First, cut 3 to 4 slits into the cap so that water can easily flow in and out of the cap. Then place the cap top down in the center of your water dish. (Note: the water dish should be 2 – 3 inches tall.) Next balance the seed on top of the cap so that the wide seed base rests securely on the cap slits. The seed top is the narrower, pointy side and should be faced upwards. Water should then be added to the dish so that it covers the entire cap and about 1/4 inch of the base of the seed. Finally, loosely cover the seed and dish with plastic wrap and set the whole thing to the side.
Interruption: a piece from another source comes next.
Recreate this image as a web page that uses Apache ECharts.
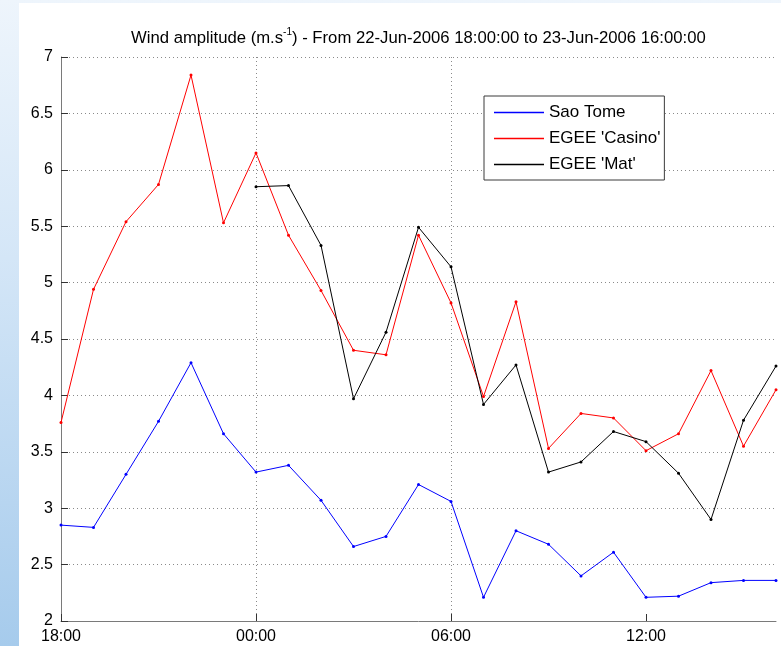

The other option for starting an avocado tree from seed is to buy an AvoSeedo from Amazon. I would suggest this route if your not a really crafty person or if you plan on growing a bunch of seeds repeatedly. The AvoSeedo is a hard plastic tool that is specifically designed to sprout avocado seeds. If you have never seen one of theses little gadgets it might be worth buying simply for the novelty of the item. When set up you get these amazing little avo-boats floating around and its pretty funny/adorable. Then, once into the early stages of sprouting, you have this little mini floating tree forest.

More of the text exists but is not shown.